### [Stated problem]
Write each line of the material exactly as given, from the top through the line that contains "125000, 150000, 175000];", and omit all pictures.

Collected data entries
⟨

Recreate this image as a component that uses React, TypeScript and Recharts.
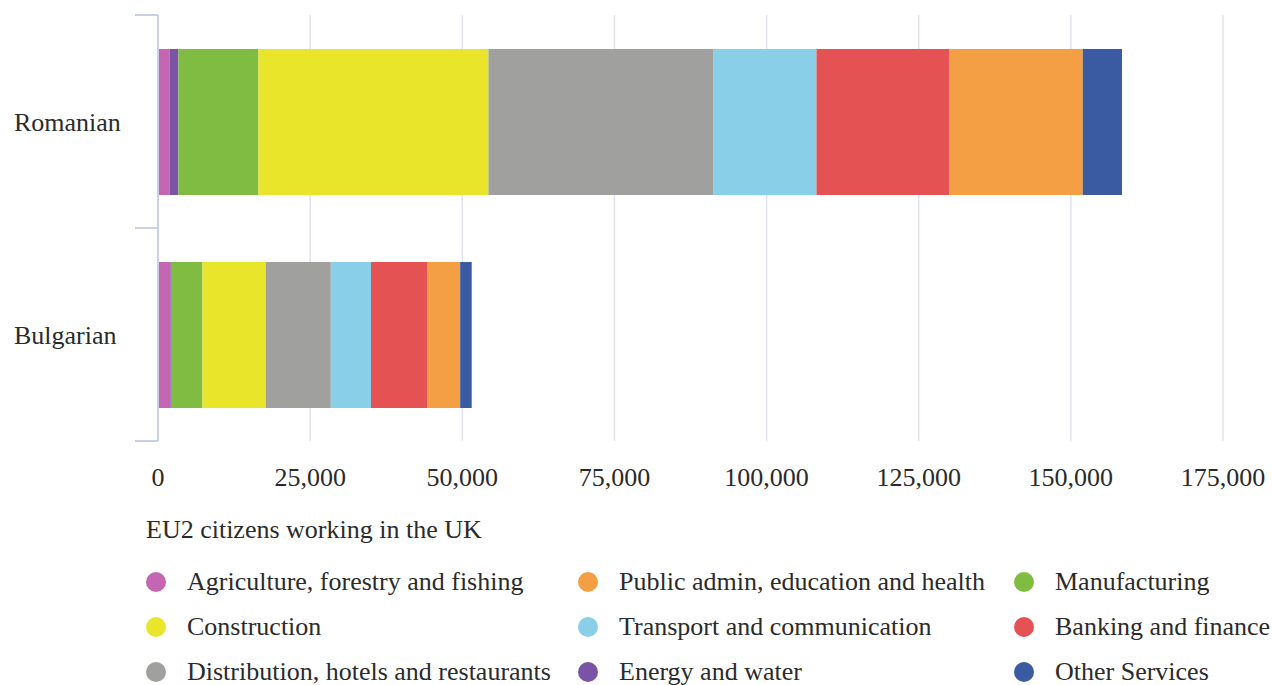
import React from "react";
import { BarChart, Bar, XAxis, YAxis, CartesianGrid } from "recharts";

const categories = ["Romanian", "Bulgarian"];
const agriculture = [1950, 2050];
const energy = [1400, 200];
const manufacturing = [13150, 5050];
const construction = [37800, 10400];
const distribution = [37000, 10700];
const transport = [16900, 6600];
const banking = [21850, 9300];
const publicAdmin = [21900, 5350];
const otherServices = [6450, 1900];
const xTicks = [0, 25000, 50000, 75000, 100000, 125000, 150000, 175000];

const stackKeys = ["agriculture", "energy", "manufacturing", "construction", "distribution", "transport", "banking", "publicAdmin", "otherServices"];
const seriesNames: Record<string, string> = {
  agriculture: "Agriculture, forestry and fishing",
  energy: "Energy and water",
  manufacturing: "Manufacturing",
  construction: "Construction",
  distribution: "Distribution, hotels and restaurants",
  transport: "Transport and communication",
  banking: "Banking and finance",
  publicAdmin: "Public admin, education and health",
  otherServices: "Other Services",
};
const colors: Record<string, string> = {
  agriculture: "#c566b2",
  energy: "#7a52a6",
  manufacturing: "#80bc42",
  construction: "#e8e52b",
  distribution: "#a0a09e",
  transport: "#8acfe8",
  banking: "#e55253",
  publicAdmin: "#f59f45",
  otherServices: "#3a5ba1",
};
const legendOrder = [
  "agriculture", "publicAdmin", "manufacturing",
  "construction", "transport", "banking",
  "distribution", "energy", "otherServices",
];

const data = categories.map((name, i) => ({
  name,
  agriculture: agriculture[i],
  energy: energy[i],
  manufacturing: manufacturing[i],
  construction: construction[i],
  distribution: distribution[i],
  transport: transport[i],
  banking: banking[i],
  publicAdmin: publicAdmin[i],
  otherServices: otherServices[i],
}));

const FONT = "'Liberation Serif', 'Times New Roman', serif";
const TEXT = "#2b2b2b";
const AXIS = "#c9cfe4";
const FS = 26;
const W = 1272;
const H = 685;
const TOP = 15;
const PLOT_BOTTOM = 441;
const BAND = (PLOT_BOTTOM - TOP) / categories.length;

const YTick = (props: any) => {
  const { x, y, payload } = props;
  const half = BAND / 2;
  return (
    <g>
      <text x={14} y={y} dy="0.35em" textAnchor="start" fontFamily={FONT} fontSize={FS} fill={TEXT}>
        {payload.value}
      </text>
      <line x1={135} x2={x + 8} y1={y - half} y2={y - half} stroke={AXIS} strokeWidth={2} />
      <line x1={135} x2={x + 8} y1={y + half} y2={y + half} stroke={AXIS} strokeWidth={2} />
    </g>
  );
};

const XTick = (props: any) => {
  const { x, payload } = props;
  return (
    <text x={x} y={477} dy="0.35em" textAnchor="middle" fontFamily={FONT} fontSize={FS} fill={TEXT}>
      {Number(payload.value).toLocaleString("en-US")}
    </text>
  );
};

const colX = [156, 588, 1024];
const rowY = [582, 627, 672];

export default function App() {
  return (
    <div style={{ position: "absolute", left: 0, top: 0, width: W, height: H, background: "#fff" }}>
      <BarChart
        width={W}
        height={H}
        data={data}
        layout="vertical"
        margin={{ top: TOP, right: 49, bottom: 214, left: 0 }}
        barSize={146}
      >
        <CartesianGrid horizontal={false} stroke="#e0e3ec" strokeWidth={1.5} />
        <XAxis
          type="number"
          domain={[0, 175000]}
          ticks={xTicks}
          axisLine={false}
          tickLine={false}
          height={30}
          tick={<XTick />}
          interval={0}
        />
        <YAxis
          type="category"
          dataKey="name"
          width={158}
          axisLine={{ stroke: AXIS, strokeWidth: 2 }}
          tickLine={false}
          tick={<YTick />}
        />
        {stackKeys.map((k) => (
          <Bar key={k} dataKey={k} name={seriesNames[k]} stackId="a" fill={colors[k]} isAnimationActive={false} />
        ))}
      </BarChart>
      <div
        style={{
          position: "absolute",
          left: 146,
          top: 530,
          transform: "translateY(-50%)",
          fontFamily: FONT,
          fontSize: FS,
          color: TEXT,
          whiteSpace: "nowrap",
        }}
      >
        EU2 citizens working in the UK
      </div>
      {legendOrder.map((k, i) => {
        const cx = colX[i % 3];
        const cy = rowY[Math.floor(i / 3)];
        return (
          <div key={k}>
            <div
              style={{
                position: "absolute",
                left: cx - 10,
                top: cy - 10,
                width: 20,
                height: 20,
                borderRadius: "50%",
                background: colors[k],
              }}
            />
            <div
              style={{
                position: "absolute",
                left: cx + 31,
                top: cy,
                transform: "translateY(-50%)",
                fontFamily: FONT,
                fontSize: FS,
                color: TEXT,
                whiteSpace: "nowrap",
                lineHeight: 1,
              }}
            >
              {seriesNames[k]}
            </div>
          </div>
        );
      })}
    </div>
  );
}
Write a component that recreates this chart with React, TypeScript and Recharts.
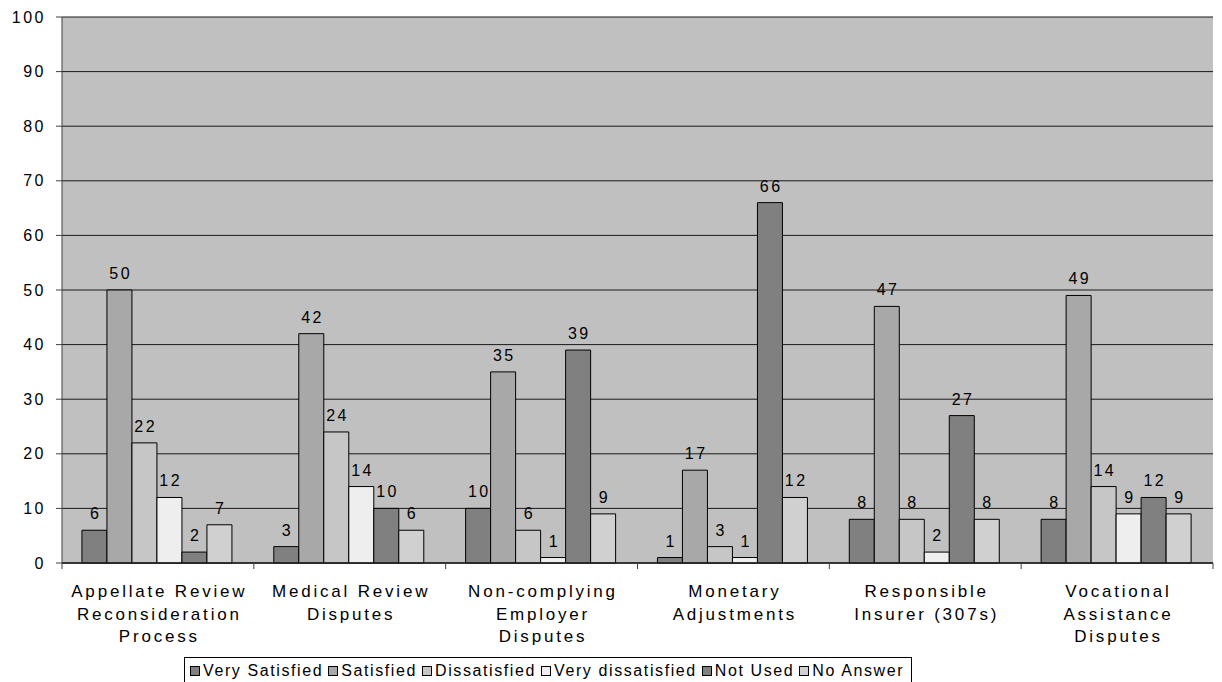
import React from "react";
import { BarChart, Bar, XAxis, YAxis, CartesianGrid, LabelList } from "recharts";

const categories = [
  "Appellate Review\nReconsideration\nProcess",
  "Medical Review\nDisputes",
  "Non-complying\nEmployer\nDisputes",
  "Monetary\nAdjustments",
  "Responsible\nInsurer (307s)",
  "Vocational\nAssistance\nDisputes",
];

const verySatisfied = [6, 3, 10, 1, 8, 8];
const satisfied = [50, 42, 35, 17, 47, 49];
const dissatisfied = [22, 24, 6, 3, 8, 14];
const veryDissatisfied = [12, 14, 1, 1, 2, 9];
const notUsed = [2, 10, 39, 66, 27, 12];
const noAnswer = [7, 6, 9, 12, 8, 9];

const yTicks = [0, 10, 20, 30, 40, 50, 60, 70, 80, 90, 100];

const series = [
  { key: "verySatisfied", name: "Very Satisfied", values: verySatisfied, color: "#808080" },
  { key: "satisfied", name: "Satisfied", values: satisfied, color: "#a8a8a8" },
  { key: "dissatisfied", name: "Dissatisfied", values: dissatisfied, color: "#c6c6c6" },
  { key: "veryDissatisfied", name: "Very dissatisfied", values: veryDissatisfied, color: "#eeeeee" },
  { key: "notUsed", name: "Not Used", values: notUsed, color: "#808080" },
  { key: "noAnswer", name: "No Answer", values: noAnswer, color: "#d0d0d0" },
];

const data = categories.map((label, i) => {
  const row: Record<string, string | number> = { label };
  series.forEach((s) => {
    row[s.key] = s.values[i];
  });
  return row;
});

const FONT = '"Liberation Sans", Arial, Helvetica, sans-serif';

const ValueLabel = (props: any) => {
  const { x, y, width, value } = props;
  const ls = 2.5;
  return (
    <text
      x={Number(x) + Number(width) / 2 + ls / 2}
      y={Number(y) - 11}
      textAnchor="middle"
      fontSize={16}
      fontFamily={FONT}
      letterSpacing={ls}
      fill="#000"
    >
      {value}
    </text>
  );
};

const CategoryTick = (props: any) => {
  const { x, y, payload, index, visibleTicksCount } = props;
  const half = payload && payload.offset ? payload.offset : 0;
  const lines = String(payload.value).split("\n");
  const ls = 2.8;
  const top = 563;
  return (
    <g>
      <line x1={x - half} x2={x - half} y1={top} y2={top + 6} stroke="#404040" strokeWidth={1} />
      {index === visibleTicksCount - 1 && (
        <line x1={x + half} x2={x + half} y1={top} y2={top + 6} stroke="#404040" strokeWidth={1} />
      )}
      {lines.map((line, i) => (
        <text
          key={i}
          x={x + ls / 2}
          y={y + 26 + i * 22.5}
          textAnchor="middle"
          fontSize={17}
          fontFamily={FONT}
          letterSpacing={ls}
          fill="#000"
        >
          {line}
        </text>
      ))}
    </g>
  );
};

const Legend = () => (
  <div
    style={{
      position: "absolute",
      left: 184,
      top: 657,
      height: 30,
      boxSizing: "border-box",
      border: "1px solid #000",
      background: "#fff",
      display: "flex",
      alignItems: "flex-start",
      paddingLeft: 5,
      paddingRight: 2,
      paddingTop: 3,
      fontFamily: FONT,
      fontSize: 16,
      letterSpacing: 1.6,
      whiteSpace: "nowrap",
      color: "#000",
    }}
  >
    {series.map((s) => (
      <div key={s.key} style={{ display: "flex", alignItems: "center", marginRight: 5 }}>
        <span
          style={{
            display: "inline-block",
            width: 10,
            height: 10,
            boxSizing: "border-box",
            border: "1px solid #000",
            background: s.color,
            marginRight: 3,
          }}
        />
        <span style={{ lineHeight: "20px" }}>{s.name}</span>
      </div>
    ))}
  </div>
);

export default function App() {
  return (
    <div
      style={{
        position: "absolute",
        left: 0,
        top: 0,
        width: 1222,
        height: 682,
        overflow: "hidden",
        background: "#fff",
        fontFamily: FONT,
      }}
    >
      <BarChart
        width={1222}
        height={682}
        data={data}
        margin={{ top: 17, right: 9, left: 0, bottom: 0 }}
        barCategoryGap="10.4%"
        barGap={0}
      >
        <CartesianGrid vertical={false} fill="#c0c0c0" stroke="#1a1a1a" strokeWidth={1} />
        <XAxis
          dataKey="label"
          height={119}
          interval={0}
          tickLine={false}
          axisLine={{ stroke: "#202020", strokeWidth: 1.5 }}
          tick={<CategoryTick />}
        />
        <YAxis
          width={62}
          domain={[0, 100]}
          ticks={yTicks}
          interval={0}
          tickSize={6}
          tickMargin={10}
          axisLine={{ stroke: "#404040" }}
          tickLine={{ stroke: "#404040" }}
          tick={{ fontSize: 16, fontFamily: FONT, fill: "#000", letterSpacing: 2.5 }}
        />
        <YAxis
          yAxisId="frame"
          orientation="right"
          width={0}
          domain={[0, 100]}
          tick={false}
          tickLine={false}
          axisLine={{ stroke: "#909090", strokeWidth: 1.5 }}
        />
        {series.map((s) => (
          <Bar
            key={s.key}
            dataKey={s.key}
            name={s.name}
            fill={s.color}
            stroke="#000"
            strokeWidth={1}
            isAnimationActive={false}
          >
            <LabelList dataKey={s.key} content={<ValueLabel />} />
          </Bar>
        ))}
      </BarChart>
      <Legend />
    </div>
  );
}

⟩

### [Completed exercise]
Recreate this image as a component that uses React, TypeScript and Recharts.
import React from "react";
import { BarChart, Bar, XAxis, YAxis, CartesianGrid } from "recharts";

const categories = ["Romanian", "Bulgarian"];
const agriculture = [1950, 2050];
const energy = [1400, 200];
const manufacturing = [13150, 5050];
const construction = [37800, 10400];
const distribution = [37000, 10700];
const transport = [16900, 6600];
const banking = [21850, 9300];
const publicAdmin = [21900, 5350];
const otherServices = [6450, 1900];
const xTicks = [0, 25000, 50000, 75000, 100000, 125000, 150000, 175000];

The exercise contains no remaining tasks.